The FDA rule defines and sets conditions on the voluntary use of the term "gluten-free" on foods, as follows:
Foods that inherently do not contain gluten (e.g., raw carrots or grapefruit juice) may use the "gluten-free" claim;
Foods with any whole, gluten-containing grains (e.g., spelt wheat) as ingredients may not use the claim;
Foods with gluten-containing grains that are refined but still contain gluten (e.g., wheat flour) may not use the claim;
Foods with gluten-containing grains that have been refined in such a way to remove the gluten may use the claim, so long as the food contains less than 20 ppm gluten and has less than 20 mg gluten per kg (e.g. wheat starch); and,
Foods may not use the claim if they contain 20 ppm or more gluten as a result of cross-contact with gluten containing grains.

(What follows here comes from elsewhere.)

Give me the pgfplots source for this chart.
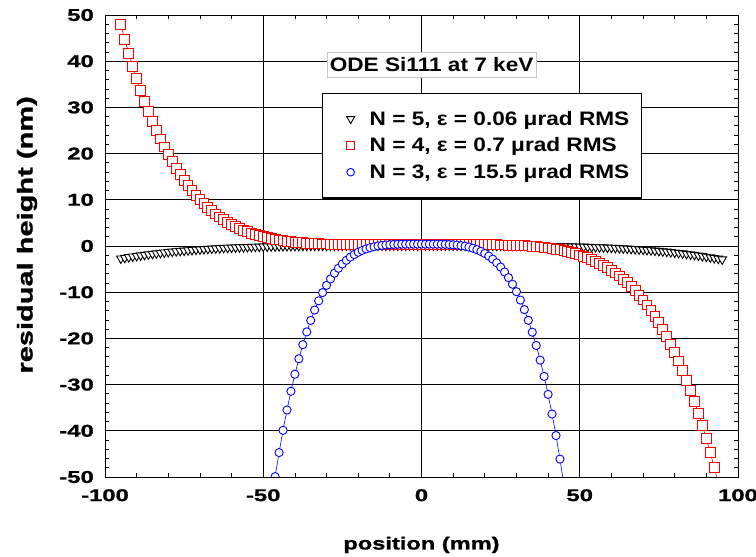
\documentclass[border=0pt]{standalone}
\usepackage{fontspec}
\setmainfont{Liberation Sans}[FakeStretch=1.16]
\newfontfamily\tickfont{Liberation Sans}[FakeStretch=1.4, FakeBold=1.2]
\newfontfamily\labfont{Liberation Sans}[FakeStretch=1.35, FakeBold=1.2]
\usepackage{pgfplots}
\pgfplotsset{compat=1.18}
\begin{document}
\begin{tikzpicture}
\useasboundingbox (0,0) rectangle (756pt,557pt);
\begin{axis}[
  at={(105pt,80pt)}, anchor=south west,
  width=633pt, height=462pt, scale only axis,
  xmin=-100, xmax=100, ymin=-50, ymax=50,
  xtick={-100,-50,0,50,100}, ytick={-50,-40,...,50},
  minor x tick num=4, minor y tick num=4,
  tick align=inside, major tick length=0pt, minor tick length=4pt,
  minor tick style={black, line width=0.8pt},
  grid=major, major grid style={black, line width=0.8pt},
  axis line style={black, line width=0.9pt},
  /pgf/number format/assume math mode=true,
  ticklabel style={font=\tickfont\bfseries\fontsize{17}{17}\selectfont, inner sep=0pt},
  yticklabel style={xshift=-11pt},
  xticklabel style={yshift=-12pt},
  xlabel={position (mm)}, ylabel={residual height (nm)},
  xlabel style={font=\labfont\bfseries\fontsize{17.5}{17.5}\selectfont, at={(axis description cs:0.5,-0.147)}, anchor=center},
  ylabel style={font=\labfont\bfseries\fontsize{21.5}{21.5}\selectfont, at={(axis description cs:-0.1232,0.524)}, anchor=center},
  clip marker paths=true,
  legend style={at={(0.343,0.832)}, anchor=north west, draw=black, line width=1.1pt, fill=white,
    font=\bfseries\fontsize{19.5}{19.5}\selectfont, inner xsep=12pt, inner ysep=18pt,
    row sep=11pt, column sep=13pt, nodes={inner sep=0pt}},
  legend cell align=left,
  legend image code/.code={\pgfpathmoveto{\pgfpoint{0pt}{0pt}}\pgfpathlineto{\pgfpoint{22pt}{0pt}}\pgfusepath{}\draw[mark repeat=2,mark phase=2,#1] plot coordinates {(0pt,0pt) (16pt,0pt) (22pt,0pt)};},
]
\addplot[forget plot, black, line width=0.6pt, mark=triangle*, mark size=5pt, mark options={solid, rotate=180, fill=white, draw=black, line width=0.9pt}] coordinates {
(-95,-2.70) (-93.75,-2.56) (-92.5,-2.42) (-91.25,-2.28) (-90,-2.16) (-88.75,-2.03) (-87.5,-1.92) (-86.25,-1.80) (-85,-1.69) (-83.75,-1.59) (-82.5,-1.49) (-81.25,-1.40) (-80,-1.31) (-78.75,-1.22) (-77.5,-1.14) (-76.25,-1.06) (-75,-0.99) (-73.75,-0.92) (-72.5,-0.85) (-71.25,-0.79) (-70,-0.73) (-68.75,-0.67) (-67.5,-0.61) (-66.25,-0.56) (-65,-0.51) (-63.75,-0.47) (-62.5,-0.42) (-61.25,-0.38) (-60,-0.35) (-58.75,-0.31) (-57.5,-0.28) (-56.25,-0.24) (-55,-0.21) (-53.75,-0.19) (-52.5,-0.16) (-51.25,-0.14) (-50,-0.11) (-48.75,-0.09) (-47.5,-0.08) (-46.25,-0.06) (-45,-0.04) (-43.75,-0.03) (-42.5,-0.01) (-41.25,0.00) (-40,0.01) (-38.75,0.02) (-37.5,0.03) (-36.25,0.04) (-35,0.05) (-33.75,0.06) (-32.5,0.06) (-31.25,0.07) (-30,0.07) (-28.75,0.08) (-27.5,0.08) (-26.25,0.08) (-25,0.09) (-23.75,0.09) (-22.5,0.09) (-21.25,0.09) (-20,0.09) (-18.75,0.10) (-17.5,0.10) (-16.25,0.10) (-15,0.10) (-13.75,0.10) (-12.5,0.10) (-11.25,0.10) (-10,0.10) (-8.75,0.10) (-7.5,0.10) (-6.25,0.10) (-5,0.10) (-3.75,0.10) (-2.5,0.10) (-1.25,0.10)
(0,0.10) (1.25,0.10) (2.5,0.10) (3.75,0.10) (5,0.10) (6.25,0.10) (7.5,0.10) (8.75,0.10) (10,0.10) (11.25,0.10) (12.5,0.10) (13.75,0.10) (15,0.10) (16.25,0.10) (17.5,0.10) (18.75,0.10) (20,0.09) (21.25,0.09) (22.5,0.09) (23.75,0.09) (25,0.09) (26.25,0.08) (27.5,0.08) (28.75,0.07) (30,0.07) (31.25,0.06) (32.5,0.06) (33.75,0.05) (35,0.04) (36.25,0.04) (37.5,0.03) (38.75,0.02) (40,0.01) (41.25,-0.01) (42.5,-0.02) (43.75,-0.03) (45,-0.05) (46.25,-0.07) (47.5,-0.09) (48.75,-0.11) (50,-0.13) (51.25,-0.15) (52.5,-0.18) (53.75,-0.21) (55,-0.24) (56.25,-0.27) (57.5,-0.30) (58.75,-0.34) (60,-0.38) (61.25,-0.42) (62.5,-0.46) (63.75,-0.51) (65,-0.56) (66.25,-0.61) (67.5,-0.66) (68.75,-0.72) (70,-0.78) (71.25,-0.85) (72.5,-0.92) (73.75,-0.99) (75,-1.07) (76.25,-1.15) (77.5,-1.23) (78.75,-1.32) (80,-1.41) (81.25,-1.51) (82.5,-1.61) (83.75,-1.71) (85,-1.82) (86.25,-1.94) (87.5,-2.06) (88.75,-2.19) (90,-2.32) (91.25,-2.45) (92.5,-2.60) (93.75,-2.75) (95,-2.90)
};
\addplot[forget plot, red, line width=0.6pt, mark=square*, mark size=4.9pt, mark options={solid, fill=white, draw=red, line width=1pt}] coordinates {
(-95,47.90) (-93.75,44.73) (-92.5,41.74) (-91.25,38.91) (-90,36.23) (-88.75,33.71) (-87.5,31.34) (-86.25,29.10) (-85,26.99) (-83.75,25.02) (-82.5,23.16) (-81.25,21.41) (-80,19.78) (-78.75,18.25) (-77.5,16.81) (-76.25,15.47) (-75,14.22) (-73.75,13.06) (-72.5,11.97) (-71.25,10.96) (-70,10.03) (-68.75,9.16) (-67.5,8.35) (-66.25,7.60) (-65,6.92) (-63.75,6.28) (-62.5,5.70) (-61.25,5.16) (-60,4.66) (-58.75,4.21) (-57.5,3.80) (-56.25,3.42) (-55,3.08) (-53.75,2.76) (-52.5,2.48) (-51.25,2.22) (-50,1.99) (-48.75,1.78) (-47.5,1.60) (-46.25,1.43) (-45,1.28) (-43.75,1.14) (-42.5,1.03) (-41.25,0.92) (-40,0.83) (-38.75,0.75) (-37.5,0.68) (-36.25,0.62) (-35,0.56) (-33.75,0.52) (-32.5,0.48) (-31.25,0.45) (-30,0.42) (-28.75,0.40) (-27.5,0.38) (-26.25,0.36) (-25,0.35) (-23.75,0.34) (-22.5,0.33) (-21.25,0.32) (-20,0.31) (-18.75,0.31) (-17.5,0.30) (-16.25,0.30) (-15,0.30) (-13.75,0.30) (-12.5,0.30) (-11.25,0.30) (-10,0.30) (-8.75,0.30) (-7.5,0.30) (-6.25,0.30) (-5,0.30) (-3.75,0.30) (-2.5,0.30) (-1.25,0.30)
(0,0.30) (1.25,0.30) (2.5,0.30) (3.75,0.30) (5,0.30) (6.25,0.30) (7.5,0.30) (8.75,0.30) (10,0.30) (11.25,0.30) (12.5,0.30) (13.75,0.30) (15,0.29) (16.25,0.29) (17.5,0.29) (18.75,0.28) (20,0.28) (21.25,0.27) (22.5,0.26) (23.75,0.25) (25,0.23) (26.25,0.21) (27.5,0.19) (28.75,0.16) (30,0.13) (31.25,0.09) (32.5,0.04) (33.75,-0.01) (35,-0.07) (36.25,-0.15) (37.5,-0.23) (38.75,-0.32) (40,-0.43) (41.25,-0.55) (42.5,-0.69) (43.75,-0.84) (45,-1.01) (46.25,-1.21) (47.5,-1.42) (48.75,-1.66) (50,-1.93) (51.25,-2.22) (52.5,-2.54) (53.75,-2.89) (55,-3.28) (56.25,-3.71) (57.5,-4.18) (58.75,-4.68) (60,-5.24) (61.25,-5.84) (62.5,-6.49) (63.75,-7.20) (65,-7.96) (66.25,-8.79) (67.5,-9.68) (68.75,-10.64) (70,-11.67) (71.25,-12.78) (72.5,-13.96) (73.75,-15.24) (75,-16.60) (76.25,-18.05) (77.5,-19.61) (78.75,-21.27) (80,-23.03) (81.25,-24.91) (82.5,-26.91) (83.75,-29.04) (85,-31.30) (86.25,-33.69) (87.5,-36.22) (88.75,-38.91) (90,-41.75) (91.25,-44.75) (92.5,-47.92) (93.75,-51.27) (95,-54.80)
};
\addplot[forget plot, blue, line width=0.6pt, mark=*, mark size=4.1pt, mark options={solid, fill=white, draw=blue, line width=0.9pt}] coordinates {
(-47.5,-55.60) (-46.25,-49.93) (-45,-44.71) (-43.75,-39.90) (-42.5,-35.49) (-41.25,-31.45) (-40,-27.76) (-38.75,-24.40) (-37.5,-21.35) (-36.25,-18.59) (-35,-16.11) (-33.75,-13.87) (-32.5,-11.87) (-31.25,-10.09) (-30,-8.51) (-28.75,-7.12) (-27.5,-5.89) (-26.25,-4.82) (-25,-3.90) (-23.75,-3.10) (-22.5,-2.42) (-21.25,-1.84) (-20,-1.36) (-18.75,-0.96) (-17.5,-0.63) (-16.25,-0.37) (-15,-0.16) (-13.75,0.01) (-12.5,0.13) (-11.25,0.22) (-10,0.29) (-8.75,0.34) (-7.5,0.37) (-6.25,0.38) (-5,0.39) (-3.75,0.40) (-2.5,0.40) (-1.25,0.40)
(0,0.40) (1.25,0.40) (2.5,0.40) (3.75,0.40) (5,0.39) (6.25,0.38) (7.5,0.36) (8.75,0.33) (10,0.27) (11.25,0.20) (12.5,0.09) (13.75,-0.05) (15,-0.24) (16.25,-0.49) (17.5,-0.79) (18.75,-1.17) (20,-1.63) (21.25,-2.19) (22.5,-2.85) (23.75,-3.64) (25,-4.56) (26.25,-5.63) (27.5,-6.86) (28.75,-8.28) (30,-9.89) (31.25,-11.71) (32.5,-13.77) (33.75,-16.08) (35,-18.66) (36.25,-21.53) (37.5,-24.71) (38.75,-28.23) (40,-32.11) (41.25,-36.37) (42.5,-41.03) (43.75,-46.13) (45,-51.68) (46.25,-57.71)
};
\addlegendimage{only marks, black, mark=triangle*, mark size=4.6pt, mark options={rotate=180, fill=white, draw=black, line width=0.9pt}}
\addlegendentry{N = 5, ε = 0.06 μrad RMS}
\addlegendimage{only marks, red, mark=square*, mark size=4.3pt, mark options={fill=white, draw=red, line width=1pt}}
\addlegendentry{N = 4, ε = 0.7 μrad RMS}
\addlegendimage{only marks, blue, mark=*, mark size=3.8pt, mark options={fill=white, draw=blue, line width=0.9pt}}
\addlegendentry{N = 3, ε = 15.5 μrad RMS}
\node[draw=gray!45, fill=white, line width=0.8pt, inner xsep=2.5pt, inner ysep=5pt, text height=14pt, text depth=1pt, font=\bfseries\fontsize{19.5}{19.5}\selectfont] at (rel axis cs:0.516,0.891) {ODE Si111 at 7 keV};
\end{axis}
\end{tikzpicture}
\end{document}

Foods labeled as "without gluten," "free of gluten" or "no gluten" also fall within the scope of the rule. Read more about the rule here.
Labeling Action Items
Anyone affixing a "gluten-free" or similar label on food products should ensure that the product complies with the FDA’s new rules. The final rule does not specifically require manufacturers to test for the presence of gluten in their starting ingredients or finished foods labeled gluten-free. However, manufacturers are responsible for ensuring that foods bearing a gluten-free claim meet the requirements of the final rule. The FDA has stated that it "may use the full range of its routine post-market monitoring activities to enforce the final rule on gluten-free food labeling." This would include manufacturing facility inspection, food label reviews and follow up on industry/consumer complaints.